As a fitting first real entry to this blog I wanted to write about why (and how) I even created it. I always wanted some kind of place to share my projects and write down my thoughts, not to show off to others but to remember them myself. Just recently however the idea of building a blog formed, I already had the domain so what's there to stop me.

I am not a big fan of JS and its ecosystem of frameworks and whatsoever, so the goal was to make a static website and only using JS where necessary (currently nowhere actually). For the backend I wanted to use Rust, it's been a while since I last used it, and I've gotten rusty (sorry).

Since school, I've been using Obsidian as my main note-taking tool and I still use it for university and work.
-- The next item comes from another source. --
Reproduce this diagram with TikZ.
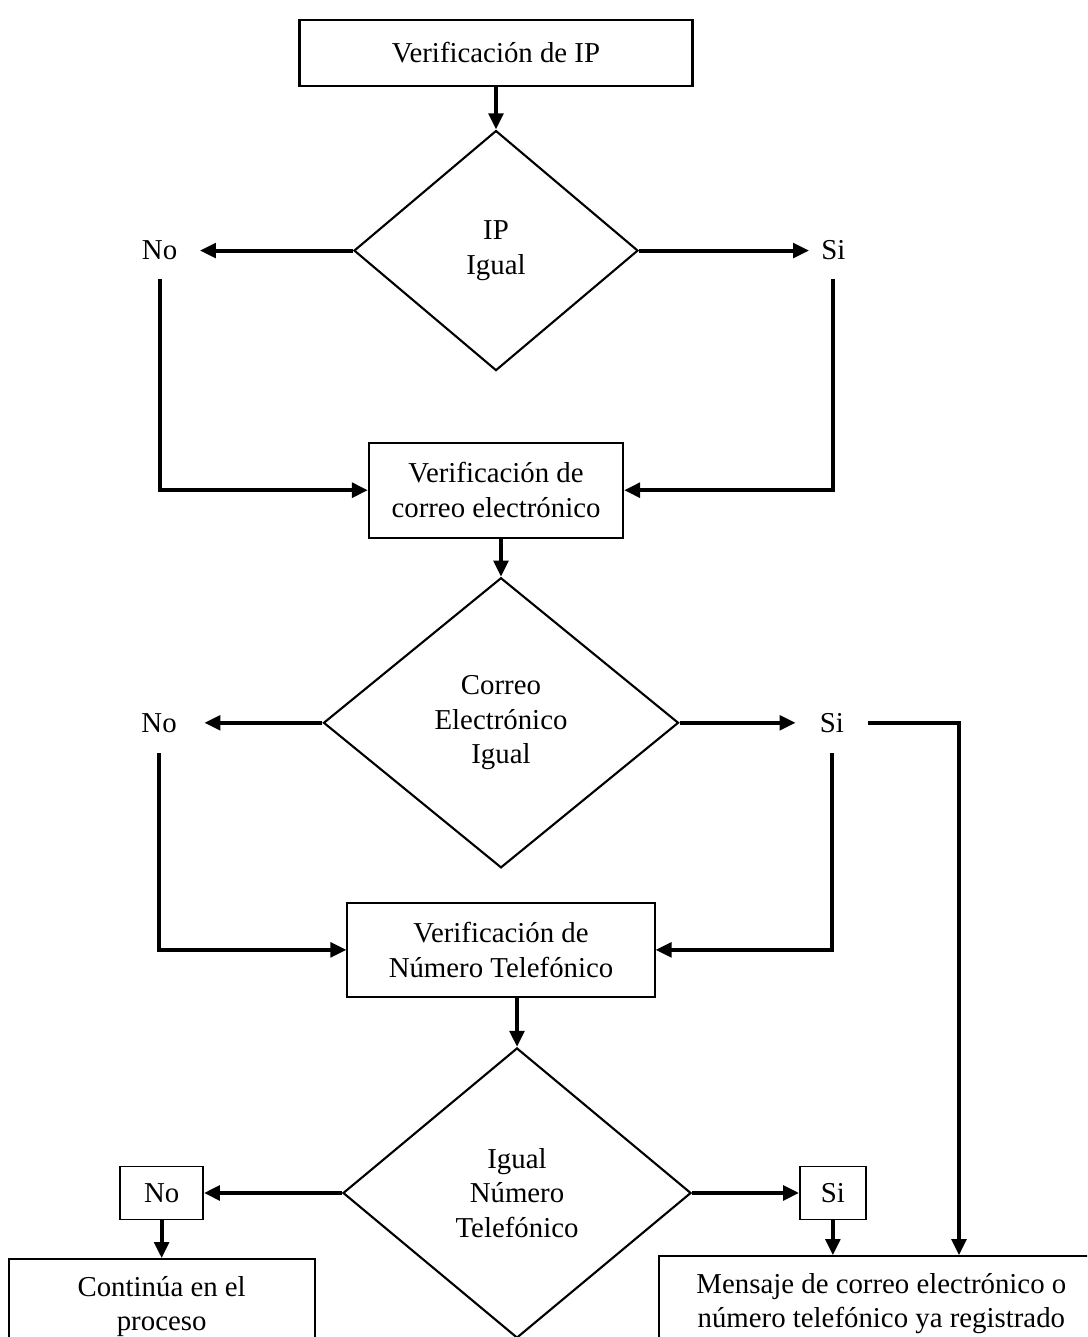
\documentclass[tikz,border=0pt]{standalone}
\usepackage{fontspec}
\setmainfont{Liberation Serif}
\usepackage{tikz}
\usetikzlibrary{arrows.meta, positioning, shapes.geometric}
\definecolor{vfInk}{HTML}{000000}
\tikzset{
  vf-box/.style={
    rectangle, draw=vfInk, line width=1.4pt, align=center, inner sep=0pt
  },
  vf-dec/.style={
    diamond, draw=vfInk, line width=1.5pt, align=center, inner sep=0pt
  },
  vf-tag/.style={rectangle, inner sep=0pt, minimum height=1.4cm, align=center},
  vf-tagbox/.style={vf-tag, draw=vfInk, line width=1pt},
  vf-flow/.style={-{Triangle[length=0.4cm,width=0.36cm]}, line width=2.8pt, draw=vfInk},
  vf-line/.style={line width=2.8pt, draw=vfInk},
}

\begin{document}
\begin{tikzpicture}[x=0.025cm, y=-0.025cm, font=\fontsize{20.5}{24.5}\selectfont]
  \useasboundingbox (0,0) rectangle (1087,1337);
  \clip (0,0) rectangle (1087,1337);

  \node[vf-box, line width=2.1pt, minimum width=9.825cm, minimum height=1.65cm] (ip) at (496,53) {Verificación de IP};
  \node[vf-dec, below=1.05cm of ip, minimum width=7.1cm, minimum height=6cm]         (dip){IP\\Igual};
  \node[vf-tag, left=3.825cm of dip, minimum width=2cm]                               (no1){No};
  \node[vf-tag, right=4.25cm of dip, minimum width=1.2cm]                             (si1){Si};

  \node[vf-box, below=1.75cm of dip, minimum width=6.35cm, minimum height=2.375cm]    (mail){Verificación de\\correo electrónico};
  \node[vf-dec, below=0.95cm of mail, xshift=0.125cm, minimum width=8.875cm, minimum height=7.25cm] (dmail){Correo\\Electrónico\\Igual};
  \node[vf-tag, left=2.95cm of dmail, minimum width=2.25cm, minimum height=1.5cm]     (no2){No};
  \node[vf-tag, right=2.9cm of dmail, minimum width=1.8cm, minimum height=1.5cm]      (si2){Si};

  \node[vf-box, below=0.825cm of dmail, minimum width=7.675cm, minimum height=2.35cm] (tel){Verificación de\\Número Telefónico};
  \node[vf-dec, below=1.225cm of tel, xshift=0.4cm, minimum width=8.7cm, minimum height=7.25cm] (dtel){Igual\\Número\\Telefónico};
  \node[vf-tagbox, left=3.45cm of dtel, minimum width=2.075cm, minimum height=1.325cm]  (no3){No};
  \node[vf-tagbox, right=2.675cm of dtel, minimum width=1.65cm, minimum height=1.325cm] (si3){Si};

  \node[vf-box, below=0.95cm of no3, minimum width=7.65cm, minimum height=2.375cm]    (cont){Continúa en el\\proceso};
  \node[vf-box, below=0.875cm of si3, xshift=1.2125cm, minimum width=11.125cm, minimum height=2.375cm] (msg){Mensaje de correo electrónico o\\número telefónico ya registrado};

  \draw[vf-flow] (ip)--(dip);
  \draw[vf-flow] (dip.west)--(no1.east);
  \draw[vf-flow] (dip.east)--(si1.west);
  \draw[vf-flow] (no1.south) |- (mail.west);
  \draw[vf-flow] (si1.south) |- (mail.east);

  \draw[vf-flow] (mail.south -| dmail.north)--(dmail.north);
  \draw[vf-flow] (dmail.west)--(no2.east);
  \draw[vf-flow] (dmail.east)--(si2.west);
  \draw[vf-flow] (no2.south) |- (tel.west);
  \draw[vf-flow] (si2.south) |- (tel.east);
  \draw[vf-flow] (si2.east) -| ([xshift=1.94cm]msg.north);

  \draw[vf-flow] (tel.south -| dtel.north)--(dtel.north);
  \draw[vf-flow] (dtel.west)--(no3.east);
  \draw[vf-flow] (dtel.east)--(si3.west);
  \draw[vf-flow] (no3)--(cont);
  \draw[vf-flow] (si3.south)--(si3.south |- msg.north);
\end{tikzpicture}
\end{document}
My goal was for the blog to be rendered from the markdown pages of my Vault. This way I could just write my entries here in a familiar environment and have it automatically rendered into a nice website for others to view and read.

Backend


I started by writing a parser to convert the markdown to HTML, I wanted to write this myself as a nice exercise, and so I don't have to rely on other dependencies (another thing I don't really like, especially with projects that are just for fun). The only dependency currently is Rusts Regex module, writing a whole Regex engine myself seemed a bit overkill, but it is definitely something I would like to explore in the future.

The parser non-recursively parses a file line by line, it supports all common markdown elements such as lists, bold and italics, headers, code and quote blocks, links and images. I also plan to add table support in the future. That should cover everything I currently need, though latex support (like Obsidian) might also be interesting in the future.

For elements that all pages share (such as the header, footer, and recent entries) I created prefab elements to reduce redundancy, they are statically inserted into the final pages when the site is built.

The rendering of the page works as follows:
  1. Clear the current output folder if needed
  2. Copy all images/attachments
  3. Collect all pages
  4. Build the recent entries element from the collected pages
  5. Convert all markdown pages and insert them into the entry page HTML template
  6. Finally add the template files (index, contact, …)

Deployment


Originally I planned on deploying on one of my Raspberry Pis and hosting a web server on there. While setting up a GitHub Action to rebuild and run my rust application on the Pi on push, I thought about just hosting the page on GitHub Pages directly, and doing the backend stuff inside an Action.

Turns out doing all this from an Action is a big hassle, especially if you are as inexperienced with that as I am, but after a lot of trial and error I figured it out. On pushing to the repository (both the backend and the Obsidian vault are contained in the same Repo) an Ubuntu VM is spun up, the project build and run, and the resulting files pushed to a separate branch on the Repo. This branch is deployed to GitHub Pages, my Domain is then pointed to the deployed page using a CNAME.

If I want to add an actual backend instead of just this server-side rendering I might have to move to my Pi again but for now I am happy.

Future


There are a few things I like to add, firstly I'd like some visitor statistics and the ability to comment, I also want to expand the markdown support to allow for tables and maybe even Latex (for equations, math and special symbols). The CSS needs some work (I really am not a designer and the mobile experience also ins't great right now).
I should also rewrite some Rust stuff, especially fixing a lot of the unwraps to improve safety and the construction and usage of paths.